L’œuvre est fictive, évidemment, mais Bob a une manière bien à lui de ressusciter le tristement célèbre Augusto José Ramón Pinochet Ugarte dans ses lignes. Un commandant en chef des armées qui prend le pouvoir par un coup d’Etat et encage ses opposants, ses contestataires, ses dissidents, ses empêcheurs de tourner en rond, la presse et les grandes bouches… Et ça se fait appeler Président.
Et ben là, dans Le Mensonge d’Alejandro, c’est pareil. Sauf que c’est raconté à la première personne, donc ça ne fait pas tout à fait pareil qu’avec Pujadas. Nous sommes en 1983. Voilà une décennie que Pelaron promène la dictature au bout de son bras à Terreno, Amérique du Sud. Alejandro Maldiga n’a pas été exécuté, il n’était que le guitariste d’un chanteur et poète populaire appelé Victor Perez (lui, exécuté, fallait pas critiquer la nouvelle politique de Président-Pelaron).
Le roman commence à la sortie de prison d’Alejandro. Le ventre creux, les rêves en bernes, l’âme errante et les cernes sous le cœur. Il sauve une jolie femme d’un guet-apens militaire, et il est recontacté par la rébellion des sous-sols. Mais l’enthousiasme d’Alejandro n’est plus là, la prison lui a bien brisé la dignité. Donc il ment. Aux autres, à lui-même. Il est lâche. Il se dérobe. Il fuit.
Voilà ce qu’on gagne à vivre sous une dictature. Les principes même de l’humanité sont faussés. Regardez sans cesse au-dessus de votre épaule. Ne rêvez pas trop fort de liberté, à part dans la mort peut-être. L’audace, la fierté, l’amour, l’insouciance, la poésie, tout est rayé de la carte pour le bon plaisir de Pelaron.
Non, Le Mensonge d’Alejandro n’est pas un roman divertissant, il est de ceux qui vous mettent face à soi-même, face à ses idéaux courageux et sa lâcheté ambiante, parce qu’au fond, nous aspirons qu’à une seule chose : sauver nos miches, un point c’est tout. Et puisque la fin justifie les moyens, disait un philosophe fournisseur d’alibi, mentez, mais ne vous regardez pas trop en face ensuite.
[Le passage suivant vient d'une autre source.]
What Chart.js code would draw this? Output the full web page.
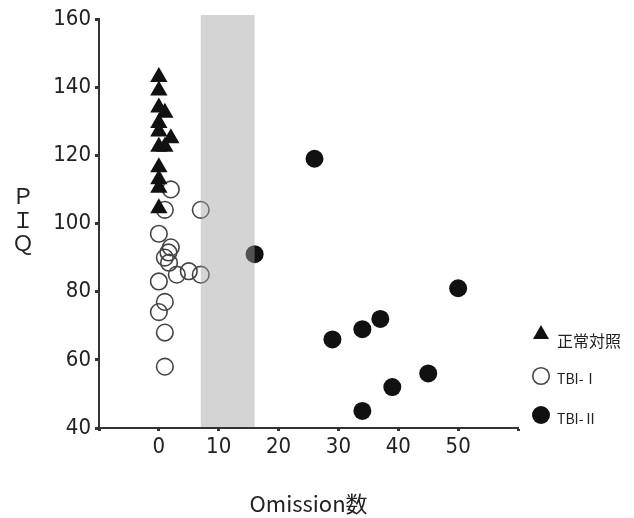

Nous, occidentaux pinailleurs de congés payés, ne voyons que les bagarres de rue, les maisons délabrées et les cris des passants de ces pays dictaturés. Bob Van Laerhoven nous emmène dans ces pays, et vous savez quoi ? Les populations locales ne ressentent pas outre mesure la sympathie qu’on est en droit d’attendre du "pays des droit de l’homme". Encore de quoi réfléchir.
"Un roman sur la culpabilité, l’amour et la violence dans une dictature".
Un roman qui mérite qu’on s’y attarde, parce que rien n’est jamais acquis, en amour comme en république, la démocratie ne tient qu’à un fil, suffit d’un connard sanguinaire (pas forcément barbu) et une poignée de moutons pour tout faire péter.